Importantly, analysts’ forward estimates are mixed and show a path for EPS recovery (estimates for 2025–2027 EPS averaging ~4.80 to 5.50 in the vendor sample), but those estimates assume steady underwriting improvement and a sustained investment income tailwind. If underwriting normalizes at combined ratios in the mid‑90s and investment yields stay elevated, forward EPS can justify higher multiples; if reserve deterioration recurs, the valuation discount would be warranted.

What this means for investors#

CNA’s story in mid‑2025 is a wash of pragmatic strengths and quantifiable risks. On the strength side, the company produced strong cash generation (free cash flow $2.48B in 2024), posted a meaningful Q2 core income beat driven by investment income and underwriting discipline, and has moderate leverage with maturities extended via 2035 notes. Those elements support the company’s ability to maintain a cash dividend in the near term and to pursue specialty growth.

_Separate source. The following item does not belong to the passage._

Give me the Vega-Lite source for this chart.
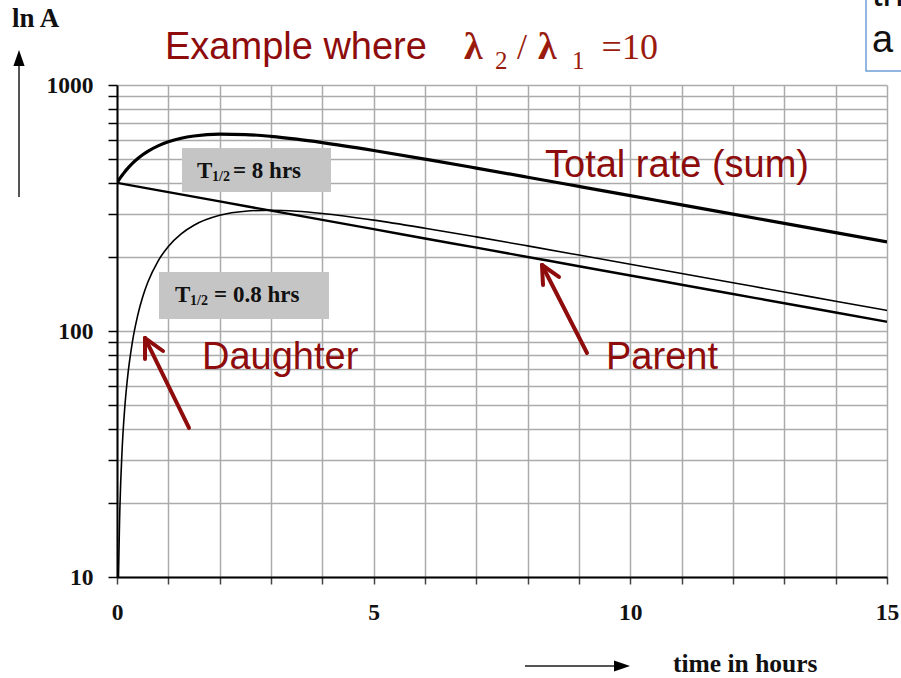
{
  "$schema": "https://vega.github.io/schema/vega-lite/v6.json",
  "width": 770,
  "height": 492,
  "autosize": {"type": "none"},
  "padding": {"left": 117, "top": 85, "right": 14, "bottom": 101},
  "background": "white",
  "config": {"view": {"stroke": null}},
  "datasets": {
    "curves": [
      {"series": "Total", "t": 0, "v": 400}, {"series": "Total", "t": 0.01, "v": 403.1}, {"series": "Total", "t": 0.03, "v": 409.2},
      {"series": "Total", "t": 0.05, "v": 415.2}, {"series": "Total", "t": 0.1, "v": 429.6}, {"series": "Total", "t": 0.15, "v": 443.3},
      {"series": "Total", "t": 0.2, "v": 456.2}, {"series": "Total", "t": 0.3, "v": 480.1}, {"series": "Total", "t": 0.4, "v": 501.4},
      {"series": "Total", "t": 0.5, "v": 520.5}, {"series": "Total", "t": 0.6, "v": 537.4}, {"series": "Total", "t": 0.8, "v": 565.7},
      {"series": "Total", "t": 1, "v": 587.5}, {"series": "Total", "t": 1.25, "v": 607.3}, {"series": "Total", "t": 1.5, "v": 620.4},
      {"series": "Total", "t": 2, "v": 631.5}, {"series": "Total", "t": 2.5, "v": 629.0}, {"series": "Total", "t": 3, "v": 618.1},
      {"series": "Total", "t": 3.5, "v": 602.1}, {"series": "Total", "t": 4, "v": 583.2}, {"series": "Total", "t": 5, "v": 541.7},
      {"series": "Total", "t": 6, "v": 499.7}, {"series": "Total", "t": 7, "v": 459.4}, {"series": "Total", "t": 8, "v": 421.8},
      {"series": "Total", "t": 9, "v": 387.0}, {"series": "Total", "t": 10, "v": 355.0}, {"series": "Total", "t": 11, "v": 325.5},
      {"series": "Total", "t": 12, "v": 298.5}, {"series": "Total", "t": 13, "v": 273.8}, {"series": "Total", "t": 14, "v": 251.1},
      {"series": "Total", "t": 15, "v": 230.2},
      {"series": "Parent", "t": 0, "v": 400}, {"series": "Parent", "t": 1, "v": 366.8}, {"series": "Parent", "t": 2, "v": 336.4},
      {"series": "Parent", "t": 3, "v": 308.4}, {"series": "Parent", "t": 4, "v": 282.8}, {"series": "Parent", "t": 5, "v": 259.4},
      {"series": "Parent", "t": 6, "v": 237.8}, {"series": "Parent", "t": 7, "v": 218.1}, {"series": "Parent", "t": 8, "v": 200},
      {"series": "Parent", "t": 9, "v": 183.4}, {"series": "Parent", "t": 10, "v": 168.2}, {"series": "Parent", "t": 11, "v": 154.2},
      {"series": "Parent", "t": 12, "v": 141.4}, {"series": "Parent", "t": 13, "v": 129.7}, {"series": "Parent", "t": 14, "v": 118.9},
      {"series": "Parent", "t": 15, "v": 109.1},
      {"series": "Daughter", "t": 0.005, "v": 1.73}, {"series": "Daughter", "t": 0.01, "v": 3.45}, {"series": "Daughter", "t": 0.02, "v": 6.87},
      {"series": "Daughter", "t": 0.03, "v": 10.25}, {"series": "Daughter", "t": 0.05, "v": 16.92}, {"series": "Daughter", "t": 0.1, "v": 33.06},
      {"series": "Daughter", "t": 0.15, "v": 48.43}, {"series": "Daughter", "t": 0.2, "v": 63.08}, {"series": "Daughter", "t": 0.3, "v": 90.33},
      {"series": "Daughter", "t": 0.4, "v": 115.0}, {"series": "Daughter", "t": 0.5, "v": 137.4}, {"series": "Daughter", "t": 0.6, "v": 157.7},
      {"series": "Daughter", "t": 0.8, "v": 192.5}, {"series": "Daughter", "t": 1, "v": 220.7}, {"series": "Daughter", "t": 1.25, "v": 248.4},
      {"series": "Daughter", "t": 1.5, "v": 269.1}, {"series": "Daughter", "t": 2, "v": 295.2}, {"series": "Daughter", "t": 2.5, "v": 306.9},
      {"series": "Daughter", "t": 3, "v": 309.7}, {"series": "Daughter", "t": 3.5, "v": 306.8}, {"series": "Daughter", "t": 4, "v": 300.4},
      {"series": "Daughter", "t": 5, "v": 282.4}, {"series": "Daughter", "t": 6, "v": 261.8}, {"series": "Daughter", "t": 7, "v": 241.3},
      {"series": "Daughter", "t": 8, "v": 221.8}, {"series": "Daughter", "t": 9, "v": 203.6}, {"series": "Daughter", "t": 10, "v": 186.8},
      {"series": "Daughter", "t": 11, "v": 171.3}, {"series": "Daughter", "t": 12, "v": 157.1}, {"series": "Daughter", "t": 13, "v": 144.1},
      {"series": "Daughter", "t": 14, "v": 132.1}, {"series": "Daughter", "t": 15, "v": 121.2}
    ],
    "boxes": [
      {"label": "T1/2 = 8 hrs", "t": 1.266, "t2": 4.169, "v": 554.5, "v2": 367.3},
      {"label": "T1/2 = 0.8 hrs", "t": 0.818, "t2": 4.130, "v": 173.7, "v2": 111.9}
    ],
    "boxText": [
      {"label": "T", "t": 1.558, "v": 418.8},
      {"label": "= 8 hrs", "t": 2.26, "v": 418.8},
      {"label": "T", "t": 1.13, "v": 131.2},
      {"label": "= 0.8 hrs", "t": 1.89, "v": 131.2}
    ],
    "boxSub": [
      {"label": "1/2", "t": 1.851, "v": 407.2},
      {"label": "1/2", "t": 1.422, "v": 127.5}
    ],
    "redText": [
      {"label": "Example where", "t": 0.935, "v": 1275.7},
      {"label": "Total rate (sum)", "t": 8.338, "v": 422.7},
      {"label": "Daughter", "t": 1.656, "v": 70.06},
      {"label": "Parent", "t": 9.526, "v": 70.06}
    ],
    "lambdas": [
      {"label": "λ", "t": 6.76, "v": 1275.7},
      {"label": "λ", "t": 8.202, "v": 1275.7}
    ],
    "ratioText": [
      {"label": "/", "t": 7.792, "v": 1275.7},
      {"label": "=10", "t": 9.44, "v": 1275.7}
    ],
    "ratioSub": [
      {"label": "2", "t": 7.364, "v": 1161.4},
      {"label": "1", "t": 8.864, "v": 1161.4}
    ],
    "pointers": [
      {"label": "Daughter", "t": 1.4026, "v": 40.34, "t2": 0.5455, "v2": 93.65},
      {"label": "Daughter", "t": 0.5455, "v": 93.65, "t2": 0.5455, "v2": 76.93},
      {"label": "Daughter", "t": 0.5455, "v": 93.65, "t2": 0.8961, "v2": 82.93},
      {"label": "Parent", "t": 9.156, "v": 81.38, "t2": 8.279, "v2": 185.48},
      {"label": "Parent", "t": 8.279, "v": 185.48, "t2": 8.299, "v2": 153.8},
      {"label": "Parent", "t": 8.279, "v": 185.48, "t2": 8.61, "v2": 165.8}
    ],
    "axisArrows": [
      {"label": "ln A", "t": -1.909, "v": 350.5, "t2": -1.909, "v2": 1217},
      {"label": "time in hours", "t": 7.948, "v": 4.347, "t2": 9.701, "v2": 4.347}
    ],
    "cornerBox": [
      {"t": 14.591, "t2": 15.45, "v": 2400, "v2": 1140}
    ],
    "cornerText": [
      {"label": "th", "t": 14.708, "v": 2094.7},
      {"label": "a", "t": 14.708, "v": 1361.8}
    ]
  },
  "encoding": {
    "x": {
      "field": "t", "type": "quantitative",
      "scale": {"domain": [0, 15], "nice": false, "zero": false},
      "axis": {
        "title": null,
        "values": [0, 1, 2, 3, 4, 5, 6, 7, 8, 9, 10, 11, 12, 13, 14, 15],
        "labelExpr": "datum.value % 5 === 0 ? datum.label : ''",
        "labelFlush": false, "labelOverlap": false,
        "labelFont": "Liberation Serif", "labelFontWeight": "bold", "labelFontSize": 23.5, "labelColor": "#111111",
        "labelPadding": 16,
        "tickSize": 7, "tickColor": "#444444", "tickWidth": 1.5,
        "domainColor": "#000000", "domainWidth": 2,
        "grid": true, "gridColor": "#ababab", "gridWidth": 1.5
      }
    },
    "y": {
      "field": "v", "type": "quantitative",
      "scale": {"type": "log", "domain": [10, 1000], "nice": false},
      "axis": {
        "title": null,
        "values": [10, 20, 30, 40, 50, 60, 70, 80, 90, 100, 200, 300, 400, 500, 600, 700, 800, 900, 1000],
        "format": "d",
        "labelExpr": "datum.value === 10 || datum.value === 100 || datum.value === 1000 ? datum.label : ''",
        "labelOverlap": false, "labelFlush": false,
        "labelFont": "Liberation Serif", "labelFontWeight": "bold", "labelFontSize": 23.5, "labelColor": "#111111",
        "labelPadding": 15,
        "tickSize": 9, "tickColor": "#000000", "tickWidth": 1.5,
        "domainColor": "#000000", "domainWidth": 2,
        "grid": true, "gridColor": "#ababab", "gridWidth": 1.5
      }
    }
  },
  "layer": [
    {
      "data": {"name": "boxes"},
      "mark": {"type": "rect", "fill": "#c5c5c5"},
      "encoding": {"x2": {"field": "t2"}, "y2": {"field": "v2"}}
    },
    {
      "data": {"name": "cornerBox"},
      "mark": {"type": "rect", "fill": "#ffffff", "stroke": "#6e9fd6", "strokeWidth": 1.5},
      "encoding": {"x2": {"field": "t2"}, "y2": {"field": "v2"}}
    },
    {
      "mark": {"type": "rule", "color": "#5c5c5c", "strokeWidth": 3},
      "encoding": {"x": {"datum": 15}, "y": null}
    },
    {
      "data": {"name": "curves"},
      "mark": {"type": "line", "color": "#000000", "clip": true, "interpolate": "monotone"},
      "encoding": {
        "detail": {"field": "series"},
        "strokeWidth": {
          "field": "series", "type": "nominal",
          "scale": {"domain": ["Total", "Parent", "Daughter"], "range": [3.2, 1.6, 1.6]},
          "legend": null
        }
      }
    },
    {
      "data": {"name": "boxText"},
      "mark": {"type": "text", "align": "left", "baseline": "alphabetic", "font": "Liberation Serif", "fontWeight": "bold", "fontSize": 23, "color": "#111111"},
      "encoding": {"text": {"field": "label"}}
    },
    {
      "data": {"name": "boxSub"},
      "mark": {"type": "text", "align": "left", "baseline": "alphabetic", "font": "Liberation Serif", "fontWeight": "bold", "fontSize": 14, "color": "#111111"},
      "encoding": {"text": {"field": "label"}}
    },
    {
      "data": {"name": "redText"},
      "mark": {"type": "text", "align": "left", "baseline": "alphabetic", "font": "Liberation Sans", "fontSize": 38, "color": "#8e0c0c"},
      "encoding": {"text": {"field": "label"}}
    },
    {
      "data": {"name": "lambdas"},
      "mark": {"type": "text", "align": "left", "baseline": "alphabetic", "font": "Liberation Serif", "fontWeight": "bold", "fontSize": 38, "color": "#9a1b0e"},
      "encoding": {"text": {"field": "label"}}
    },
    {
      "data": {"name": "ratioText"},
      "mark": {"type": "text", "align": "left", "baseline": "alphabetic", "font": "Liberation Serif", "fontSize": 36, "color": "#9a1b0e"},
      "encoding": {"text": {"field": "label"}}
    },
    {
      "data": {"name": "ratioSub"},
      "mark": {"type": "text", "align": "left", "baseline": "alphabetic", "font": "Liberation Serif", "fontSize": 25, "color": "#9a1b0e"},
      "encoding": {"text": {"field": "label"}}
    },
    {
      "data": {"name": "pointers"},
      "mark": {"type": "rule", "color": "#8e0c0c", "strokeWidth": 4, "strokeCap": "round"},
      "encoding": {"x2": {"field": "t2"}, "y2": {"field": "v2"}}
    },
    {
      "data": {"name": "axisArrows"},
      "mark": {"type": "rule", "color": "#555555", "strokeWidth": 2},
      "encoding": {"x2": {"field": "t2"}, "y2": {"field": "v2"}}
    },
    {
      "data": {"values": [{"label": "ln A", "t": -1.909, "v": 1287.6}]},
      "mark": {"type": "point", "shape": "M-0.7,1L0.7,1L0,-1Z", "size": 256, "filled": true, "color": "#000000", "opacity": 1},
      "encoding": {}
    },
    {
      "data": {"values": [{"label": "time in hours", "t": 9.838, "v": 4.347}]},
      "mark": {"type": "point", "shape": "M-1,-0.7L-1,0.7L1,0Z", "size": 256, "filled": true, "color": "#000000", "opacity": 1},
      "encoding": {}
    },
    {
      "data": {"values": [{"label": "ln A", "t": -2.045, "v": 1721}]},
      "mark": {"type": "text", "align": "left", "baseline": "alphabetic", "font": "Liberation Serif", "fontWeight": "bold", "fontSize": 27, "color": "#111111"},
      "encoding": {"text": {"field": "label"}}
    },
    {
      "data": {"values": [{"label": "time in hours", "t": 10.831, "v": 4.11}]},
      "mark": {"type": "text", "align": "left", "baseline": "alphabetic", "font": "Liberation Serif", "fontWeight": "bold", "fontSize": 25.5, "color": "#111111"},
      "encoding": {"text": {"field": "label"}}
    },
    {
      "data": {"name": "cornerText"},
      "mark": {"type": "text", "align": "left", "baseline": "alphabetic", "font": "Liberation Sans", "fontSize": 38, "color": "#111111"},
      "encoding": {"text": {"field": "label"}}
    }
  ]
}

On the risk side, dividend coverage on a GAAP EPS basis is stretched (~118.24% payout), reserve volatility (legacy mass torts and line‑specific loss trends) continues to push reported earnings around, and vendor TTM metrics show disagreement on liquidity and leverage ratios. The payout tension is the practical fulcrum: dividends can be supported by cash flow today, but persistent GAAP weakness would force tradeoffs among dividends, buybacks and balance‑sheet repair.

Historical context and pattern recognition#

CNA has a multi‑year record of dividend increases, which signals management prioritization of distributions. Historically the company has exhibited cyclical underwriting results and occasional one‑off reserve events — a pattern we see again in 2024–2025. Comparing CNA to peers like Cincinnati Financial (a lower‑payout, steadier earner) highlights the choice investors face: higher immediate yield with execution risk at CNA versus lower yield and greater predictability at some peers.

Closing synthesis — measured implications without speculation#

CNA’s August 2025 results and corporate moves present a clear narrative: operational stabilization is underway, investment income is a meaningful offset to underwriting pressure, and management is actively repositioning the company toward higher‑margin specialty lines. Those are credible, data‑backed positives. But the headline dividend yield and the GAAP payout ratio divergence demand scrutiny. Free cash flow coverage in 2024 provides breathing room, yet the company’s dividend is currently larger than reported GAAP earnings, which means investors must monitor reserve development closely and watch early Cardinal E&S loss performance as the primary execution yardstick.

In short, CNA offers a compelling cash return profile supported by strong free cash flow in the last fiscal year and an operational beat in Q2 2025, but the sustainability of that payout depends on continued underwriting discipline, reserve stability and the translation of specialty initiatives into durable margin expansion. Those are measurable outcomes; they will determine whether the market’s discount narrows or remains a priced‑in risk premium.